First, pulling the container.
singularity pull library://jcsda/public/multicon_test:latestI don't have mpi loaded (we use modules) but just for kicks and giggles I'm going to run it anyway.
$ singularity exec -e multicon_test_latest.sif mpirun -np 4 /usr/local/bin/hello_world_mpi
Hello from rank 0 of 4 running on sh02-01n58.int
Hello from rank 2 of 4 running on sh02-01n58.int
Hello from rank 1 of 4 running on sh02-01n58.int
Hello from rank 3 of 4 running on sh02-01n58.intNote that I don't see any errors about networking.
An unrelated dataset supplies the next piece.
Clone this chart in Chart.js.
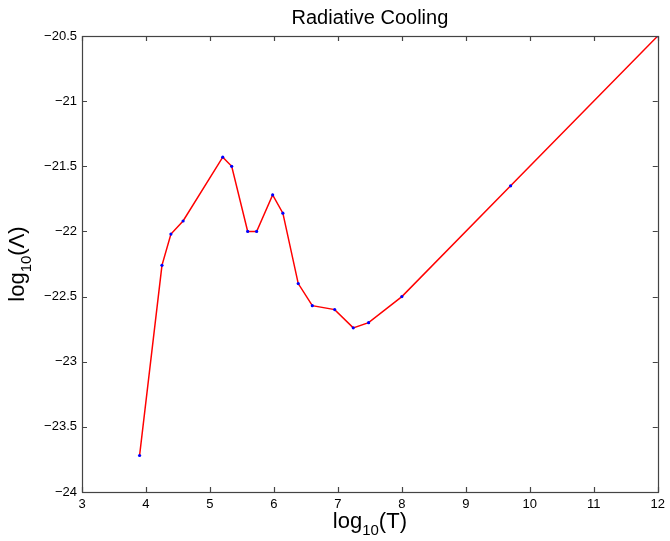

I have:
$ singularity --version
singularity version 3.5.3-1.1.el7Now I think I'd need to load a module to interact with mpi from the outside.
$ module load openmpi/3.1.2I don't have that script on my host so I'll copy it from the container:
singularity exec -e multicon_test_latest.sif cp /usr/local/bin/hello_world_mpi hello_world_mpiAnd I want to run this file the same (but from the outside of the container) just to be sure it acts the same as the previous run and I'm not blindly introducing a bug:
$ singularity exec -e multicon_test_latest.sif mpirun -np 4 hello_world_mpi
Hello from rank 2 of 4 running on sh02-01n58.int
Hello from rank 0 of 4 running on sh02-01n58.int
Hello from rank 1 of 4 running on sh02-01n58.int
Hello from rank 3 of 4 running on sh02-01n58.intokay now let's try to add the wrapper on top of that - now mpirun is on the outside.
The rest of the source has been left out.